Bribery, bribe receiving, and rewarding official misconduct, as examples, all include the actor’s status as a public servant as an element of the offense, and our lawmakers plainly considered the actor’s status in grading the seriousness of the offenses and the potential penalties. But unfortunately, wayward public officials have not always confined their misdeeds to the sections of the penal statutes that specifically reference them.

So, for example, if a Senator uses her position to embezzle money from a charity, or a police officer uses his position to facilitate a drug transaction, the elements of a Grand Larceny charge or a drug sale charge do not capture each defendant’s abuse of position, nor do the potential penalties.
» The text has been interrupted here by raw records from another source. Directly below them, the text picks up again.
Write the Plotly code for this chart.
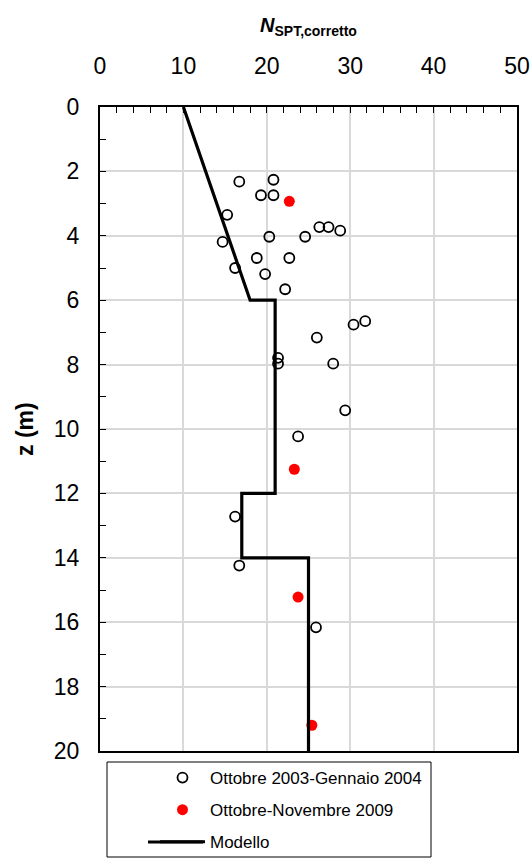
import plotly.graph_objects as go

# Data
old_n = [16.7, 20.8, 19.3, 20.8, 15.25, 26.3, 27.4, 28.8, 14.7, 20.3, 24.6, 18.8, 22.7, 16.2, 19.8, 22.2,
         30.4, 31.8, 26.0, 21.35, 21.35, 27.96, 29.4, 23.75, 16.2, 16.7, 25.9]
old_z = [2.32, 2.26, 2.74, 2.74, 3.35, 3.73, 3.73, 3.84, 4.19, 4.03, 4.03, 4.69, 4.69, 5.0, 5.19, 5.66,
         6.76, 6.65, 7.16, 7.79, 7.97, 7.97, 9.42, 10.23, 12.72, 14.24, 16.16]
new_n = [22.7, 23.3, 23.75, 25.4]
new_z = [2.93, 11.25, 15.22, 19.2]
model_n = [10, 18, 21, 21, 17, 17, 25, 25]
model_z = [0, 6, 6, 12, 12, 14, 14, 20]

x_ticks = [0, 10, 20, 30, 40, 50]
z_ticks = [0, 2, 4, 6, 8, 10, 12, 14, 16, 18, 20]

FONT = "Liberation Sans, Arial, sans-serif"

fig = go.Figure()
fig.add_trace(go.Scatter(x=old_n, y=old_z, mode="markers", name="Ottobre 2003-Gennaio 2004",
                         legendgroup="a",
                         marker=dict(symbol="circle-open", size=10, color="black", line=dict(width=1.8, color="black"))))
fig.add_trace(go.Scatter(x=new_n, y=new_z, mode="markers", name="Ottobre-Novembre 2009",
                         legendgroup="b",
                         marker=dict(symbol="circle", size=11, color="#ff0000")))
fig.add_trace(go.Scatter(x=model_n, y=model_z, mode="lines", name="Modello",
                         legendgroup="c",
                         line=dict(color="black", width=3.2)))

W, H = 530, 862
L, R, T, B = 100, 13, 107, 111
pw = W - L - R
ph = H - T - B


def px_x(p):
    return (p - L) / pw


def px_y(p):
    return (H - B - p) / ph


fig.update_layout(
    width=W, height=H,
    margin=dict(l=L, r=R, t=T, b=B, autoexpand=False),
    paper_bgcolor="white", plot_bgcolor="white",
    font=dict(family=FONT, size=18, color="black"),
    showlegend=True,
    legend=dict(
        xref="container", yref="container",
        x=155 / W, xanchor="left",
        y=1 - 760 / H, yanchor="top",
        bgcolor="rgba(0,0,0,0)", borderwidth=0,
        font=dict(family=FONT, size=17, color="black"),
        itemwidth=45, traceorder="grouped", tracegroupgap=7,
    ),
    xaxis=dict(
        side="top", range=[0, 50], tickvals=x_ticks, ticktext=[str(v) for v in x_ticks],
        showgrid=True, gridcolor="#d9d9d9", gridwidth=1.5,
        showline=True, linecolor="black", linewidth=2, mirror=True,
        ticks="inside", ticklen=6, tickcolor="black", tickwidth=1,
        minor=dict(dtick=2, ticks="inside", ticklen=6, tickcolor="black", showgrid=False),
        tickfont=dict(family=FONT, size=23), ticklabelstandoff=22,
        zeroline=False,
    ),
    yaxis=dict(
        range=[20, 0], tickvals=z_ticks, ticktext=[str(v) for v in z_ticks],
        showgrid=True, gridcolor="#d9d9d9", gridwidth=1.5,
        showline=True, linecolor="black", linewidth=2, mirror=True,
        ticks="inside", ticklen=6, tickcolor="black", tickwidth=1,
        minor=dict(dtick=1, ticks="inside", ticklen=6, tickcolor="black", showgrid=False),
        tickfont=dict(family=FONT, size=23), ticklabelstandoff=14,
        zeroline=False,
    ),
    annotations=[
        dict(text="<b><i>N</i><sub>SPT,corretto</sub></b>", xref="paper", yref="paper",
             x=0.5, y=px_y(27), xanchor="center", yanchor="middle", showarrow=False,
             font=dict(family=FONT, size=20, color="black")),
        dict(text="<b>z (m)</b>", xref="paper", yref="paper",
             x=px_x(25), y=0.5, xanchor="center", yanchor="middle", showarrow=False, textangle=-90,
             font=dict(family=FONT, size=23, color="black")),
    ],
)

# Legend frame
fig.add_shape(type="rect", xref="paper", yref="paper",
              x0=px_x(107), x1=px_x(431), y0=px_y(857), y1=px_y(762),
              line=dict(color="black", width=1), fillcolor="rgba(0,0,0,0)", layer="above")
# Longer legend line sample for "Modello"
fig.add_shape(type="line", xref="paper", yref="paper",
              x0=px_x(148), x1=px_x(203), y0=px_y(842), y1=px_y(842),
              line=dict(color="black", width=3.2), layer="above")

fig.write_html("out.html")
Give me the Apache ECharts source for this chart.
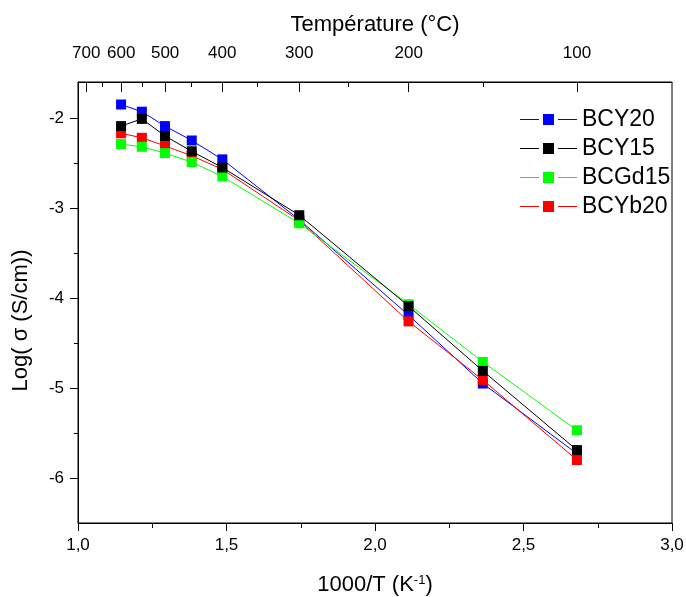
<!DOCTYPE html>
<html><head><meta charset="utf-8">
<script src="https://cdn.jsdelivr.net/npm/echarts@6/dist/echarts.min.js"></script>
<style>html,body{margin:0;padding:0;background:#fff}#c{width:686px;height:597px}</style>
</head><body><div id="c"></div>
<script>
// 1000/T (K^-1) positions of the measurements
const invT = [1.145, 1.215, 1.293, 1.383, 1.486, 1.745, 2.113, 2.363, 2.680];
const BCY20  = [-1.85, -1.93, -2.09, -2.25, -2.46, -3.13, -4.19, -4.95, -5.73];
const BCY15  = [-2.09, -2.01, -2.20, -2.37, -2.55, -3.08, -4.09, -4.81, -5.69];
const BCGd15 = [-2.29, -2.32, -2.39, -2.49, -2.65, -3.17, -4.07, -4.71, -5.47];
const BCYb20 = [-2.17, -2.22, -2.31, -2.42, -2.57, -3.14, -4.26, -4.91, -5.80];
const seriesNames = ['BCY20', 'BCY15', 'BCGd15', 'BCYb20'];
const tempMajor = [700, 600, 500, 400, 300, 200, 100];
const tempMinor = [650, 550, 450, 350, 250, 150];
const yMajor = [-6, -5, -4, -3, -2];
const yMinor = [-5.5, -4.5, -3.5, -2.5];

const FF = "'Liberation Sans', Arial, sans-serif";
const toInv = T => 1000 / (T + 273.15);
const pair = ys => invT.map((x, i) => [x, ys[i]]);

const chart = echarts.init(document.getElementById('c'), null, {renderer: 'canvas'});
const mk = (name, ys, color, z) => ({
  name, type: 'line', data: pair(ys), z,
  symbol: 'rect', symbolSize: 10, showAllSymbol: true,
  lineStyle: {color, width: 1}, itemStyle: {color},
  emphasis: {disabled: true}, animation: false
});
chart.setOption({
  animation: false,
  textStyle: {fontFamily: FF},
  grid: {left: 78, right: 14, top: 82, bottom: 74, show: true, borderColor: '#000', borderWidth: 1, outerBoundsMode: 'none'},
  legend: {
    data: seriesNames, orient: 'vertical', left: 515, top: 103,
    icon: 'path://M0,5h19v1H0z M23,0h11v11H23z M38,5h19v1H38z',
    itemWidth: 57, itemHeight: 11, itemGap: 6,
    textStyle: {fontSize: 23, color: '#000', fontFamily: FF},
    selectedMode: false
  },
  xAxis: [
    {
      type: 'value', min: 1, max: 3, interval: 0.5, position: 'bottom',
      axisLine: {show: true, onZero: false, lineStyle: {color: '#000', width: 1}},
      axisTick: {show: true, inside: false, length: 8, lineStyle: {color: '#000'}},
      minorTick: {show: true, splitNumber: 2, length: 5, lineStyle: {color: '#000'}},
      splitLine: {show: false},
      axisLabel: {fontSize: 17, color: '#000', margin: 14, fontFamily: FF,
        formatter: v => v.toFixed(1).replace('.', ',')},
      name: '1000/T (K{sup|-1})', nameLocation: 'middle', nameGap: 51,
      nameTextStyle: {fontSize: 22, color: '#000', fontFamily: FF,
        rich: {sup: {fontSize: 13, verticalAlign: 'top', padding: [0, 0, 7, 0], color: '#000', fontFamily: FF}}}
    },
    {
      type: 'value', min: 1, max: 3, position: 'top',
      axisLine: {show: true, onZero: false, lineStyle: {color: '#000', width: 1}},
      axisTick: {show: true, inside: true, length: 10, customValues: tempMajor.map(toInv), lineStyle: {color: '#000'}},
      axisLabel: {show: true, customValues: tempMajor.map(toInv), fontSize: 17, color: '#000', margin: 20, fontFamily: FF,
        formatter: v => String(Math.round(1000 / v - 273.15))},
      splitLine: {show: false},
      name: 'Température (°C)', nameLocation: 'middle', nameGap: 46,
      nameTextStyle: {fontSize: 22, color: '#000', fontFamily: FF}
    },
    {
      type: 'value', min: 1, max: 3, position: 'top',
      axisLine: {show: false},
      axisTick: {show: true, inside: true, length: 5, customValues: tempMinor.map(toInv), lineStyle: {color: '#000'}},
      axisLabel: {show: false},
      splitLine: {show: false}
    }
  ],
  yAxis: [
    {
      type: 'value', min: -6.5, max: -1.6, position: 'left',
      axisLine: {show: true, onZero: false, lineStyle: {color: '#000', width: 1}},
      axisTick: {show: true, inside: false, length: 8, customValues: yMajor, lineStyle: {color: '#000'}},
      axisLabel: {show: true, customValues: yMajor, fontSize: 17, color: '#000', margin: 14, fontFamily: FF},
      splitLine: {show: false},
      name: 'Log( σ (S/cm))', nameLocation: 'middle', nameGap: 46,
      nameTextStyle: {fontSize: 22, color: '#000', fontFamily: FF, padding: [0, 36, 0, 0]}
    },
    {
      type: 'value', min: -6.5, max: -1.6, position: 'left',
      axisLine: {show: false},
      axisTick: {show: true, inside: false, length: 4, customValues: yMinor, lineStyle: {color: '#000'}},
      axisLabel: {show: false},
      splitLine: {show: false}
    }
  ],
  series: [
    mk('BCY20', BCY20, '#0000ff', 2),
    mk('BCY15', BCY15, '#000000', 5),
    mk('BCGd15', BCGd15, '#00ff00', 4),
    mk('BCYb20', BCYb20, '#ff0000', 3)
  ]
});
</script>
</body></html>
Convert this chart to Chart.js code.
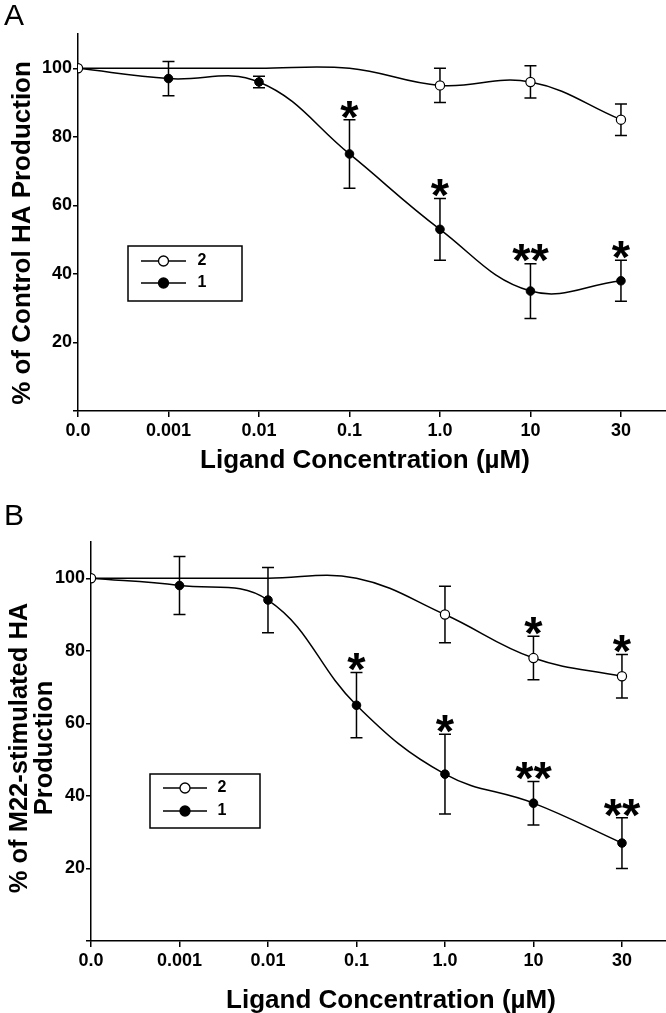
<!DOCTYPE html>
<html>
<head>
<meta charset="utf-8">
<script src="https://cdn.jsdelivr.net/npm/chart.js@4.4.1/dist/chart.umd.min.js"></script>
<style>
  body { margin: 0; background: #fff; overflow: hidden; width: 666px; height: 1013px; }
  .panel { position: absolute; left: 0; }
  #panelA { top: 0; }
  #panelB { top: 500px; }
</style>
</head>
<body>
<div class="panel" id="panelA"><canvas id="chartA" width="672" height="500"></canvas></div>
<div class="panel" id="panelB"><canvas id="chartB" width="672" height="513"></canvas></div>
<script>
// x categories (equally spaced on the plot)
const concLabels = ['0.0', '0.001', '0.01', '0.1', '1.0', '10', '30'];
const yTickValues = [0, 20, 40, 60, 80, 100];

// Panel A - % of control HA production
const a2Mean = [100, 100, 100, 100, 95, 96, 85];
const a2Err  = [null, null, null, null, 5, 4.7, 4.6];
const a2Sig  = ['', '', '', '', '', '', ''];
const a2Marks = [1, 0, 0, 0, 1, 1, 1];
const a1Mean = [100, 97, 96, 75, 53, 35, 38];
const a1Err  = [null, 5, 1.7, 10, 9, 8, 6];
const a1Sig  = ['', '', '', '*', '*', '**', '*'];

// Panel B - % of M22-stimulated HA production
const b2Mean = [100, 100, 100, 100, 90, 78, 73];
const b2Err  = [null, null, null, null, 7.8, 6, 6];
const b2Sig  = ['', '', '', '', '', '*', '*'];
const b2Marks = [1, 0, 0, 0, 1, 1, 1];
const b1Mean = [100, 98, 94, 65, 46, 38, 27];
const b1Err  = [null, 8, 9, 9, 11, 6, 7];
const b1Sig  = ['', '', '', '*', '*', '**', '**'];

const FONT = "'Liberation Sans', Arial, Helvetica, sans-serif";

function points(vals) {
  return vals.map((v, i) => ({ x: i, y: v }));
}

// error bars, significance stars, legend, titles
const decor = {
  id: 'decor',
  beforeDatasetsDraw(chart) {
    const ctx = chart.ctx;
    const xs = chart.scales.x, ys = chart.scales.y;
    ctx.save();
    ctx.strokeStyle = '#000';
    ctx.lineWidth = 1.5;
    chart.data.datasets.forEach(ds => {
      ds.data.forEach((p, i) => {
        const e = ds.errors[i];
        if (e == null) return;
        const px = xs.getPixelForValue(p.x);
        const top = ys.getPixelForValue(p.y + e);
        const bot = ys.getPixelForValue(p.y - e);
        ctx.beginPath();
        ctx.moveTo(px, top); ctx.lineTo(px, bot);
        ctx.moveTo(px - 6, top); ctx.lineTo(px + 6, top);
        ctx.moveTo(px - 6, bot); ctx.lineTo(px + 6, bot);
        ctx.stroke();
      });
    });
    ctx.restore();
  },
  afterDraw(chart, args, opts) {
    const ctx = chart.ctx;
    const xs = chart.scales.x, ys = chart.scales.y;
    ctx.save();
    ctx.fillStyle = '#000';

    // stars
    const starSize = 47;
    ctx.font = 'bold ' + starSize + 'px ' + FONT;
    ctx.textAlign = 'center';
    ctx.textBaseline = 'alphabetic';
    chart.data.datasets.forEach(ds => {
      ds.data.forEach((p, i) => {
        const s = ds.sig[i];
        if (!s) return;
        const px = xs.getPixelForValue(p.x);
        const top = ys.getPixelForValue(p.y + (ds.errors[i] || 0));
        ctx.fillText(s, px, top - 13 + 0.55 * starSize);
      });
    });

    // panel letter
    ctx.font = '30px ' + FONT;
    ctx.textAlign = 'left';
    ctx.fillText(opts.letter, 4, 25);

    // x title
    ctx.font = 'bold 26px ' + FONT;
    ctx.textAlign = 'center';
    ctx.fillText('Ligand Concentration (\u00b5M)', opts.xTitle[0], opts.xTitle[1]);

    // y title (rotated)
    ctx.font = 'bold ' + opts.yFont + 'px ' + FONT;
    opts.yTitle.forEach(t => {
      ctx.save();
      ctx.translate(t.x, t.y);
      ctx.rotate(-Math.PI / 2);
      ctx.fillText(t.text, 0, 0);
      ctx.restore();
    });

    // legend box
    const L = opts.legend;
    ctx.strokeStyle = '#000';
    ctx.lineWidth = 1.5;
    ctx.strokeRect(L.x, L.y, L.w, L.h);
    [0, 1].forEach((di, k) => {
      const ds = chart.data.datasets[di];
      const ry = L.rows[k];
      ctx.beginPath();
      ctx.moveTo(L.lineX0, ry); ctx.lineTo(L.lineX1, ry);
      ctx.stroke();
      ctx.beginPath();
      ctx.arc((L.lineX0 + L.lineX1) / 2, ry, 5, 0, Math.PI * 2);
      ctx.fillStyle = ds.pointBackgroundColor;
      ctx.fill();
      ctx.lineWidth = 1.3;
      ctx.stroke();
      ctx.lineWidth = 1.5;
      ctx.fillStyle = '#000';
      ctx.font = 'bold 16px ' + FONT;
      ctx.textBaseline = 'middle';
      ctx.fillText(ds.label, L.textX, ry);
      ctx.textBaseline = 'alphabetic';
    });
    ctx.restore();
  }
};

function makeChart(id, s2, s1, layout) {
  const ctx = document.getElementById(id).getContext('2d');
  return new Chart(ctx, {
    type: 'line',
    data: {
      datasets: [{
        label: '2',
        data: points(s2.mean),
        errors: s2.err,
        sig: s2.sig,
        borderColor: '#000',
        borderWidth: 1.5,
        tension: 0.4,
        pointRadius: s2.marks.map(m => m ? 4.6 : 0),
        pointBackgroundColor: '#fff',
        pointBorderColor: '#000',
        pointBorderWidth: 1.2
      }, {
        label: '1',
        data: points(s1.mean),
        errors: s1.err,
        sig: s1.sig,
        borderColor: '#000',
        borderWidth: 1.5,
        tension: 0.4,
        pointRadius: 4.3,
        pointBackgroundColor: '#000',
        pointBorderColor: '#000',
        pointBorderWidth: 1
      }]
    },
    options: {
      responsive: false,
      animation: false,
      layout: { padding: { top: layout.top, right: 0, left: 0, bottom: 0 } },
      plugins: {
        legend: { display: false },
        tooltip: { enabled: false },
        decor: layout.decor
      },
      scales: {
        x: {
          type: 'linear',
          min: 0,
          max: 6.5,
          afterBuildTicks: s => { s.ticks = concLabels.map((_, i) => ({ value: i })); },
          afterFit: s => { s.height = layout.xHeight; },
          ticks: {
            callback: v => concLabels[v],
            color: '#000',
            font: { family: FONT, size: 18, weight: 'bold' },
            maxRotation: 0,
            autoSkip: false,
            padding: 3
          },
          grid: { display: true, drawOnChartArea: false, drawTicks: true, tickLength: 6, color: '#000', lineWidth: 1.5 },
          border: { display: true, color: '#000', width: 1.5 }
        },
        y: {
          min: 0,
          max: 110,
          afterBuildTicks: s => { s.ticks = yTickValues.map(v => ({ value: v })); },
          afterFit: s => { s.width = layout.yWidth; },
          ticks: {
            callback: v => (v === 0 ? '' : v),
            color: '#000',
            font: { family: FONT, size: 18, weight: 'bold' },
            padding: 1
          },
          grid: { display: true, drawOnChartArea: false, drawTicks: true, tickLength: 5, color: '#000', lineWidth: 1.5 },
          border: { display: true, color: '#000', width: 1.5 }
        }
      }
    },
    plugins: [decor]
  });
}

makeChart('chartA',
  { mean: a2Mean, err: a2Err, sig: a2Sig, marks: a2Marks },
  { mean: a1Mean, err: a1Err, sig: a1Sig },
  {
    top: 34, xHeight: 89, yWidth: 78,
    decor: {
      letter: 'A',
      xTitle: [365, 468],
      yFont: 26,
      yTitle: [{ text: '% of Control HA Production', x: 30, y: 233 }],
      legend: { x: 128, y: 246, w: 114, h: 55, rows: [261, 283], lineX0: 141, lineX1: 186, textX: 202 }
    }
  });

makeChart('chartB',
  { mean: b2Mean, err: b2Err, sig: b2Sig, marks: b2Marks },
  { mean: b1Mean, err: b1Err, sig: b1Sig },
  {
    top: 42, xHeight: 72, yWidth: 91,
    decor: {
      letter: 'B',
      xTitle: [391, 508],
      yFont: 25.5,
      yTitle: [
        { text: '% of M22-stimulated HA', x: 27, y: 248 },
        { text: 'Production', x: 52, y: 248 }
      ],
      legend: { x: 150, y: 274, w: 110, h: 54, rows: [288, 311], lineX0: 163, lineX1: 207, textX: 222 }
    }
  });
</script>
</body>
</html>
The Task Force believes that the facts that cause the additional harm – the public-servant status of the offender and the abuse of his or her official position – should be captured though an appropriate sentencing enhancement.

For example, if a Commissioner uses his status to facilitate getting away with a private fraud, say, a class C felony, that defendant would now be punished for a class B felony and be subject to more serious punishment. This would apply only to public servants who commit non-corruption offenses that are significantly facilitated by their position. The enhancement would work much in the way that hate crimes or crimes of terrorism are currently enhanced under our penal law. Abuses of trust should be treated in the same way.

I therefore recommend legislation providing that, upon a conviction for the substantive offense, the level of the underlying substantive offense would be elevated one category for sentencing purposes if the actor uses his position, or attempts to do so, in a manner that significantly facilitates the concealment or commission of the crime.

This was also a proposal made to the Task Force by Comptroller DiNapoli and embraced by the Task Force.

 

New York Should Enhance the Crime of Defrauding the Government.

New York currently has a law called Defrauding the Government, which sounds like it could be very useful, but it’s not. Its usefulness is greatly diminished by two major problems that mar its effectiveness: it only applies to schemes committed by or with people inside the government, and it treats a scheme that obtained more than $1 million no more seriously than one that obtained more than $1,000. This is unacceptable.

The Task Force has proposed, in a similar manner as that proposed in the Governor’s Public Trust Act, that the crime be gradated according to the seriousness of the offense. The current crime is always a class E felony, and likely for that reason, it is rarely used, is rarely used, having been charged only 41 times statewide between 2007 and 2011. Our proposal would gradate the crime from an E felony up to a B felony for schemes that obtain more than $250,000.

We also propose that the amended law apply to schemes that target the government, whether or not they were committed by or with the help of insiders. The reality is that government fraud and corruption often go hand in hand, but the requirement that the prosecutor prove in all instances the involvement of an insider is an unnecessary burden. There is no good reason to handcuff prosecutors in investigating both. I urge that this potentially useful statute be made actually useful.

We have also made some additional recommendations to amend this statute, which are beyond the scope of this hearing but which may be found in the Task Force’s final report.

 

Conclusion

I would like to conclude by quoting from a 1987 article in the New York Times that followed the New York City corruption scandals of the mid-1980s. (Exhibit G). That article reported, among other things, that “[h]alf a dozen district attorneys said local officials they believe to be corrupt have gone unprosecuted because New York laws make it too difficult – more difficult than in most other states – to bring corruption cases.”

That was 26 years ago. Things have only gotten worse. Thank you for the chance to give you my thoughts this evening. Dan or I would be happy to answer any questions you might have.